___ Source records

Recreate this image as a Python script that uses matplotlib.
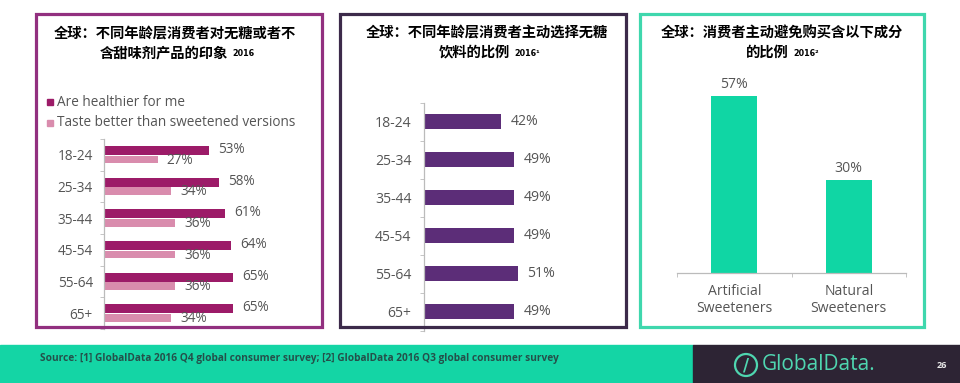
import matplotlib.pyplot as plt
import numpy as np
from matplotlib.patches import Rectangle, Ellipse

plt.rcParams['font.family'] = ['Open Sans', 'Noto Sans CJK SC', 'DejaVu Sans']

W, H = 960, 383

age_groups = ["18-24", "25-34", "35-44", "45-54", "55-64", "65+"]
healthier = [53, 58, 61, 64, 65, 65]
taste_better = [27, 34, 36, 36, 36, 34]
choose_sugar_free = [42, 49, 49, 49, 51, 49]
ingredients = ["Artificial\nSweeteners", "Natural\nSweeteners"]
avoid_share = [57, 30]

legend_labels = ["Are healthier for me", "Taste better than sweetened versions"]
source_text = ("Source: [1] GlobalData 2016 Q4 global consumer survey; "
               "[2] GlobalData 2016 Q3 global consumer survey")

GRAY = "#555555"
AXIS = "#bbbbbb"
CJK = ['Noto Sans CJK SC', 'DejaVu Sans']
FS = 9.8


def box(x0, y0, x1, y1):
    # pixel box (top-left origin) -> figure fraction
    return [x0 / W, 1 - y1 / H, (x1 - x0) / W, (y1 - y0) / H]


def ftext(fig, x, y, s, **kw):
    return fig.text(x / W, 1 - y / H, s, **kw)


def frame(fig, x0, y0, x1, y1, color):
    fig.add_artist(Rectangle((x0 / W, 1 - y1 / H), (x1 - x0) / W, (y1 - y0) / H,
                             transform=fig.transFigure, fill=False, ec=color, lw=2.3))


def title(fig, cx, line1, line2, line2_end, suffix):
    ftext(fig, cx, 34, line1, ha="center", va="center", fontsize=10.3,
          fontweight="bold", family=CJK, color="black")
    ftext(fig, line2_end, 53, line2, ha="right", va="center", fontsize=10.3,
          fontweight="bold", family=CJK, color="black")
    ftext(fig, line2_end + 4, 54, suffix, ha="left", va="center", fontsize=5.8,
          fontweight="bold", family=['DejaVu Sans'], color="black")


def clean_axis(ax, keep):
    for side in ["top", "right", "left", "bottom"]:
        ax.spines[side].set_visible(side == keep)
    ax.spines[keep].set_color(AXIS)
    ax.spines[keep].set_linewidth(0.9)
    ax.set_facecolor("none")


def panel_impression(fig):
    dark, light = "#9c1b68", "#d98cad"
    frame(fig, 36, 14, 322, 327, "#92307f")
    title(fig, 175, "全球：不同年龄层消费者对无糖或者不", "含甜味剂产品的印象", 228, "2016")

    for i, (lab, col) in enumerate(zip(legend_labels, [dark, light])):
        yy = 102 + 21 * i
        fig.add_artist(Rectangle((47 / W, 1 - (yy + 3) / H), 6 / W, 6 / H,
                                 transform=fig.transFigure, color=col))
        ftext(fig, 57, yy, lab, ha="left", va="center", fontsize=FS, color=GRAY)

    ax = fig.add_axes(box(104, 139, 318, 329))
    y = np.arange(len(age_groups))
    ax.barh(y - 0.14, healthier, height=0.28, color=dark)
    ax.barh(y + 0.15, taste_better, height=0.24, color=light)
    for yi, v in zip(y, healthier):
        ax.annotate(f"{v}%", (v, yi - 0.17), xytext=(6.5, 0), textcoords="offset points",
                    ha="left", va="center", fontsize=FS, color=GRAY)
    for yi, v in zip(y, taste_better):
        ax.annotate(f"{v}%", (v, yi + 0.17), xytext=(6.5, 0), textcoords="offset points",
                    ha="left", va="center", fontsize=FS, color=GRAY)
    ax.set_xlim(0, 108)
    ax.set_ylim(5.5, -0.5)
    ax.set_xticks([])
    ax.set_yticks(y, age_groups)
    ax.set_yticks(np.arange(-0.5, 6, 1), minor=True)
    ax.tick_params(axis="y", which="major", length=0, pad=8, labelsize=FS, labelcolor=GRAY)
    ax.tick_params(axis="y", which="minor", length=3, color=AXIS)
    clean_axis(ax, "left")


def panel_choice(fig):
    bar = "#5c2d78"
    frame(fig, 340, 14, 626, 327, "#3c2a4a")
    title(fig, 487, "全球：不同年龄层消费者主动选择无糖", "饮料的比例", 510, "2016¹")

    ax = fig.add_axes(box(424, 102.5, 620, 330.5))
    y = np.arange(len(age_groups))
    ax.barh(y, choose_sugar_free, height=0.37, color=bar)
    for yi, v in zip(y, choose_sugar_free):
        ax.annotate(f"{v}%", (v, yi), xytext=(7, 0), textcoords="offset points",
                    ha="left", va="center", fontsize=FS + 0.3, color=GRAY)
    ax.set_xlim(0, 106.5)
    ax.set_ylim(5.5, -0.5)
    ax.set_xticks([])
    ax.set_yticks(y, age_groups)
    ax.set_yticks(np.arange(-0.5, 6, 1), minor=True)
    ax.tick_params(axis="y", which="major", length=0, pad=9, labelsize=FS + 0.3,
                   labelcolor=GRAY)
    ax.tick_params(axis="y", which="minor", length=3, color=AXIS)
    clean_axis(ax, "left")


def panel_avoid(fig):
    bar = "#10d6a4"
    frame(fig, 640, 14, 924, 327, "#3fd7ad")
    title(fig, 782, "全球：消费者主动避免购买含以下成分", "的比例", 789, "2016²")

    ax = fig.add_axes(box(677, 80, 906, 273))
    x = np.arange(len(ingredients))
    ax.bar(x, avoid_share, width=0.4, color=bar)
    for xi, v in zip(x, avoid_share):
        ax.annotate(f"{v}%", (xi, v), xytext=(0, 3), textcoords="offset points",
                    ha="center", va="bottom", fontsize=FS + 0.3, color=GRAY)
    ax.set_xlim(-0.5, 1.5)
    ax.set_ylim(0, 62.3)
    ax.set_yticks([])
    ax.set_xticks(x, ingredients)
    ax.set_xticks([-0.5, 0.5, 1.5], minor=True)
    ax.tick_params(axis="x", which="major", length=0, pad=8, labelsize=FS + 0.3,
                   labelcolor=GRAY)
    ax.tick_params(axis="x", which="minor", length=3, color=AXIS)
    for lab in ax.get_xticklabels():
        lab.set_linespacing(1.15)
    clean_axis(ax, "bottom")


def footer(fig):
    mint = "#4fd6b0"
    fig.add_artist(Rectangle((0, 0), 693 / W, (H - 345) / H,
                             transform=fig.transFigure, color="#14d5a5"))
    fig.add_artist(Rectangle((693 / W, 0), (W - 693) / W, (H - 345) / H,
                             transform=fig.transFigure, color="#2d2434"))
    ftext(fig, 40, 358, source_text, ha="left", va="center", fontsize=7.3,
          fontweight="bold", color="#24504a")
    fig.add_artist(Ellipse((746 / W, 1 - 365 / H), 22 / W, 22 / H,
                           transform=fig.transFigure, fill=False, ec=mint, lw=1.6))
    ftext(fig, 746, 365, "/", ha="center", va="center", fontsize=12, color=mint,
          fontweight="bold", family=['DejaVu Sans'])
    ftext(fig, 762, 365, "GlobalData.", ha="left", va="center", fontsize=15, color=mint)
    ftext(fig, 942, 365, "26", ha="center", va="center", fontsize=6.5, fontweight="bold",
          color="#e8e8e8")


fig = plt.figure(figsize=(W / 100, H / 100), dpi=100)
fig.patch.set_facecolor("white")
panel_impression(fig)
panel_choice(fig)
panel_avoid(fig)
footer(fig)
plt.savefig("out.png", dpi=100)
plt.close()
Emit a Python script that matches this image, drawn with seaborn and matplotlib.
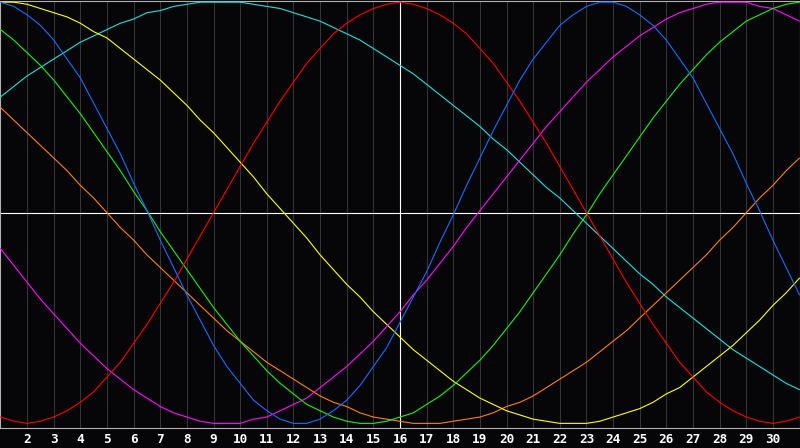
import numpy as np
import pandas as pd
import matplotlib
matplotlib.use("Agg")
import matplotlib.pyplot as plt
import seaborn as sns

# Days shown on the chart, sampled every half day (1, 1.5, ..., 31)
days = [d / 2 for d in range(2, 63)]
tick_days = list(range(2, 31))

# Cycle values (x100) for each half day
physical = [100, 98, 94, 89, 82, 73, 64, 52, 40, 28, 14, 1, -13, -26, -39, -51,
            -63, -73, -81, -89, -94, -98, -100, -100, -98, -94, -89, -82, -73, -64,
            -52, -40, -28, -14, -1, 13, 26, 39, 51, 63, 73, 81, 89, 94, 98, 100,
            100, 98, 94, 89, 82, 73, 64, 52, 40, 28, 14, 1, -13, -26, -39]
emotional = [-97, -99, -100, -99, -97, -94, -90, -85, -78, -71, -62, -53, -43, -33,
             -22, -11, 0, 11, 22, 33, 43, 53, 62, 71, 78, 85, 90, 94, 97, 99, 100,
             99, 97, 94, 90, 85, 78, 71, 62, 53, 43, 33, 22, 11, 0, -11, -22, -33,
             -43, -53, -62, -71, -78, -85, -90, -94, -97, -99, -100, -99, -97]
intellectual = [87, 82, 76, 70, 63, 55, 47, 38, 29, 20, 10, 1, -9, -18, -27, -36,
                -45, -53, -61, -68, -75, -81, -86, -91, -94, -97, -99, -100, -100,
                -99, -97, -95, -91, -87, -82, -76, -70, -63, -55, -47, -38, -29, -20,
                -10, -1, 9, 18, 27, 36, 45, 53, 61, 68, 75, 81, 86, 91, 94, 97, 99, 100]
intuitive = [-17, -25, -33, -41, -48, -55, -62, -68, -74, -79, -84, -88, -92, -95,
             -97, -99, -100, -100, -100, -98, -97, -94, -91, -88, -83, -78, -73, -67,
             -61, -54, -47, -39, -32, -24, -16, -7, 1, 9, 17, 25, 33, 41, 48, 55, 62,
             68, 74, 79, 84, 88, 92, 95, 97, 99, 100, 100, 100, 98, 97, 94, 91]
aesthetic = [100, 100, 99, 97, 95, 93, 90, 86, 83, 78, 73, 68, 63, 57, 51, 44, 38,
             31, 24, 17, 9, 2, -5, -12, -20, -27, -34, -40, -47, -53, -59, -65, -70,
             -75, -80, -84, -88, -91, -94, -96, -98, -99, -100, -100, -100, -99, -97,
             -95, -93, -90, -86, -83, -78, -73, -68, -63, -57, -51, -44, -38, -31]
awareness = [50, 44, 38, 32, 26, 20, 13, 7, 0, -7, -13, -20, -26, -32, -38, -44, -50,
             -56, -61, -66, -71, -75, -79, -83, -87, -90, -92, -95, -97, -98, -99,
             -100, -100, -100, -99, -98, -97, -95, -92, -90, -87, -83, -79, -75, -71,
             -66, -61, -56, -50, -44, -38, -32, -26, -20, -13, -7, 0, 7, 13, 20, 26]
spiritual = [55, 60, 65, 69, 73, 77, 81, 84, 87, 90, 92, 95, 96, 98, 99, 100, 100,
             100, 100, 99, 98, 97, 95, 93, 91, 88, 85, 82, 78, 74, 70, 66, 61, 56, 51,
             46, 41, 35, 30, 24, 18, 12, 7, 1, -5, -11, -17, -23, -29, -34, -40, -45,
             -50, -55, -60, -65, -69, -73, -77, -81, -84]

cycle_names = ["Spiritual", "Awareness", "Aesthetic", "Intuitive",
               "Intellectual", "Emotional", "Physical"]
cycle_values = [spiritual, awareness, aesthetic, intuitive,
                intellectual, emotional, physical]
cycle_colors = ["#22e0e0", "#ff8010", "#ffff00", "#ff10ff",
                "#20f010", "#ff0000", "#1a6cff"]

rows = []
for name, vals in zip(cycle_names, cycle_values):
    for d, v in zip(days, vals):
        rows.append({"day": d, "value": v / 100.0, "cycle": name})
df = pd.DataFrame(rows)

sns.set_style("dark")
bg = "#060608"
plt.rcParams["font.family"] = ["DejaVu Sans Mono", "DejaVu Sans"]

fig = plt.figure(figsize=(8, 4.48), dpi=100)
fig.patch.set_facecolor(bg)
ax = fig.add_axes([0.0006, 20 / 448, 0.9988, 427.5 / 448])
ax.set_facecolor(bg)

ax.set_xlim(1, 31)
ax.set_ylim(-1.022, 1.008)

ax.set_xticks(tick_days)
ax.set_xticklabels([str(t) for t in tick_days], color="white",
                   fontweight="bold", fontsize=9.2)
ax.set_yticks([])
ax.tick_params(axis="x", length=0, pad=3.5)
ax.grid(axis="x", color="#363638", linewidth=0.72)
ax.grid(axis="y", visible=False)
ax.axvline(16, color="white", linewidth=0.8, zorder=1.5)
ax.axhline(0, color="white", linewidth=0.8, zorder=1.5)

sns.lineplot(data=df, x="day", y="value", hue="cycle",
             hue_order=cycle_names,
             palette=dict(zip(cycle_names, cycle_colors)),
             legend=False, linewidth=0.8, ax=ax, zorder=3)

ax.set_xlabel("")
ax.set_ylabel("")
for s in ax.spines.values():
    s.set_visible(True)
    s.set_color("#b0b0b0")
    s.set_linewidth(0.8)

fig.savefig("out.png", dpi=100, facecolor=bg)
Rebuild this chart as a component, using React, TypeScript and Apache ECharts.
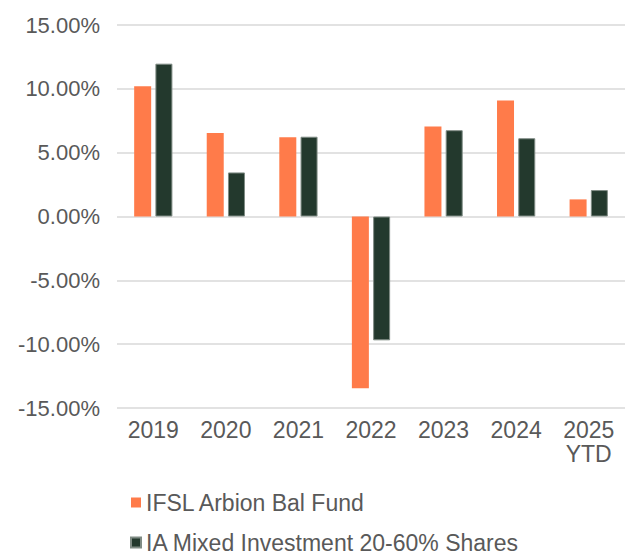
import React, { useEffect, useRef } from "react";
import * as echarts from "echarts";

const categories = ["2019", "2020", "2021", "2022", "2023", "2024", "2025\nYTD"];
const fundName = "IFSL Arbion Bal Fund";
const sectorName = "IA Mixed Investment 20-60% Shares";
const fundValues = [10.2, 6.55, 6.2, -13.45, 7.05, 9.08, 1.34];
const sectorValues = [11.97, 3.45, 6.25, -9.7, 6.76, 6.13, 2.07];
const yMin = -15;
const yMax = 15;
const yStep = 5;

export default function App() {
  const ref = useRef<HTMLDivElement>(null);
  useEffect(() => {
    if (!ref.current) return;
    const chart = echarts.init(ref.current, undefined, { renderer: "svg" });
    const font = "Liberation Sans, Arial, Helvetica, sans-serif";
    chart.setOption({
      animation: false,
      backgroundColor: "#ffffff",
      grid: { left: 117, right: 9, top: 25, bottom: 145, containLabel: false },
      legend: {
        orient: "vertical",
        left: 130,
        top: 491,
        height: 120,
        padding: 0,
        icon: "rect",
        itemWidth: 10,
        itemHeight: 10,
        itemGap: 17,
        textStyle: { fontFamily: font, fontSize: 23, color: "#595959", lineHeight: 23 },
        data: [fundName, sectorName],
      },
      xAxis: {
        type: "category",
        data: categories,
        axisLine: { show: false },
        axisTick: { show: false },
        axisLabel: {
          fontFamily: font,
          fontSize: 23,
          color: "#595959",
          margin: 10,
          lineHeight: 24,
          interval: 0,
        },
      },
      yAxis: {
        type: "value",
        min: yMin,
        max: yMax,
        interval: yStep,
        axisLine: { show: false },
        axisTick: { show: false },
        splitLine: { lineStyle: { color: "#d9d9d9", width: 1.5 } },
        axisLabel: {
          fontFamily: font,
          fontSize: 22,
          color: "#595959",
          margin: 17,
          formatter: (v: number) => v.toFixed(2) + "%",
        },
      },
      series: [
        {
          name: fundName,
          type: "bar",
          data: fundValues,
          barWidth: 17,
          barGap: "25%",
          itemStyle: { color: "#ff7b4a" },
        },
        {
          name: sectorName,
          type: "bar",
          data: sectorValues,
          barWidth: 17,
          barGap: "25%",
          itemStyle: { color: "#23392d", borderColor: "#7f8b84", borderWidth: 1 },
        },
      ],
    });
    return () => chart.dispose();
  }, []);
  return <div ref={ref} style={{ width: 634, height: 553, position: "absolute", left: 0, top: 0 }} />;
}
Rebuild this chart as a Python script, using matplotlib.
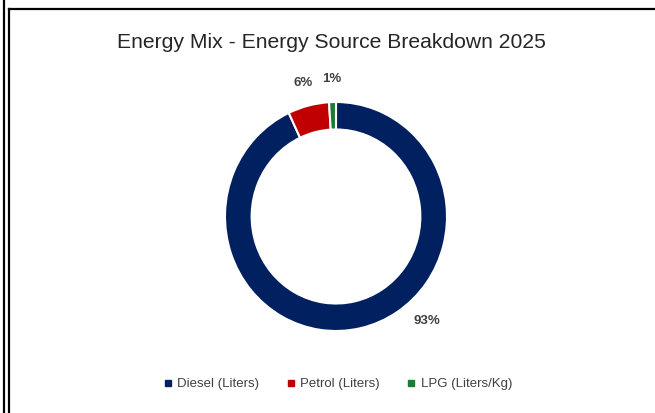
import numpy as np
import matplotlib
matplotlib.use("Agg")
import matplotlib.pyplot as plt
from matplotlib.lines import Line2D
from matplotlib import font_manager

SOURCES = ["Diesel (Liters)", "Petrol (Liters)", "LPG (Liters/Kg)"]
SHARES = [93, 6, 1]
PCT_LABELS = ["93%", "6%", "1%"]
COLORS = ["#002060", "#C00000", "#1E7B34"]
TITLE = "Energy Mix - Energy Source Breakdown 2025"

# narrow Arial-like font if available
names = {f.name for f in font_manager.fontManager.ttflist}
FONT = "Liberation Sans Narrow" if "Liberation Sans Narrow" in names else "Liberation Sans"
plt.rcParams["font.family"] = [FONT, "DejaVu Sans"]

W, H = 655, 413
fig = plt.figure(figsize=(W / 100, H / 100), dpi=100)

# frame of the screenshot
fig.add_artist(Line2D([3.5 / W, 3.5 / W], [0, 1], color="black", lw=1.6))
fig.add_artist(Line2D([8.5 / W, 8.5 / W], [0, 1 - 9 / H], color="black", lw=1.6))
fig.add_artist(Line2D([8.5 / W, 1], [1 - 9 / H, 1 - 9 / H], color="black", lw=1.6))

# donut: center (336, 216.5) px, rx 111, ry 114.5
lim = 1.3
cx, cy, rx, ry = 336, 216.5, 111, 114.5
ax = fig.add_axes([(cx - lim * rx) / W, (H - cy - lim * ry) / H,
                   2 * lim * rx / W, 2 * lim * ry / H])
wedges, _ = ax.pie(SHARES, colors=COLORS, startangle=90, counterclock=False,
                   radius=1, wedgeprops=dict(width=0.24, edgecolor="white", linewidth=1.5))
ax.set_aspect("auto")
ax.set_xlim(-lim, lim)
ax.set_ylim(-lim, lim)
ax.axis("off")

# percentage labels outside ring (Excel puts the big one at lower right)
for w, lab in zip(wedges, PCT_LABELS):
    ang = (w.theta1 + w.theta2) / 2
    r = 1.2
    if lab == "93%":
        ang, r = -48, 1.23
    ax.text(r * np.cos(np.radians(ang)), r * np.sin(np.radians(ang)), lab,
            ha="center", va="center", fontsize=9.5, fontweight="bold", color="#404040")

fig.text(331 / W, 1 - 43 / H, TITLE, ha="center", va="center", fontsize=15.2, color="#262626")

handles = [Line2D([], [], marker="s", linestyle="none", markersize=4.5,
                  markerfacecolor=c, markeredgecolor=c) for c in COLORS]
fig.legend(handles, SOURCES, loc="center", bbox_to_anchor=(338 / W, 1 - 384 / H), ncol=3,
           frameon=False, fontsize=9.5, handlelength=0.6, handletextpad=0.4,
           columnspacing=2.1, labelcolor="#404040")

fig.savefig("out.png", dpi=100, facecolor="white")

______

_Set exercise_
Copy exactly, and copy only, the lines from the one with "Rebuild this chart as a component, using" to the one with "const yStep = 5;", ends included. Pictures are not part of the copy.

_Result below_
Rebuild this chart as a component, using React, TypeScript and Apache ECharts.
import React, { useEffect, useRef } from "react";
import * as echarts from "echarts";

const categories = ["2019", "2020", "2021", "2022", "2023", "2024", "2025\nYTD"];
const fundName = "IFSL Arbion Bal Fund";
const sectorName = "IA Mixed Investment 20-60% Shares";
const fundValues = [10.2, 6.55, 6.2, -13.45, 7.05, 9.08, 1.34];
const sectorValues = [11.97, 3.45, 6.25, -9.7, 6.76, 6.13, 2.07];
const yMin = -15;
const yMax = 15;
const yStep = 5;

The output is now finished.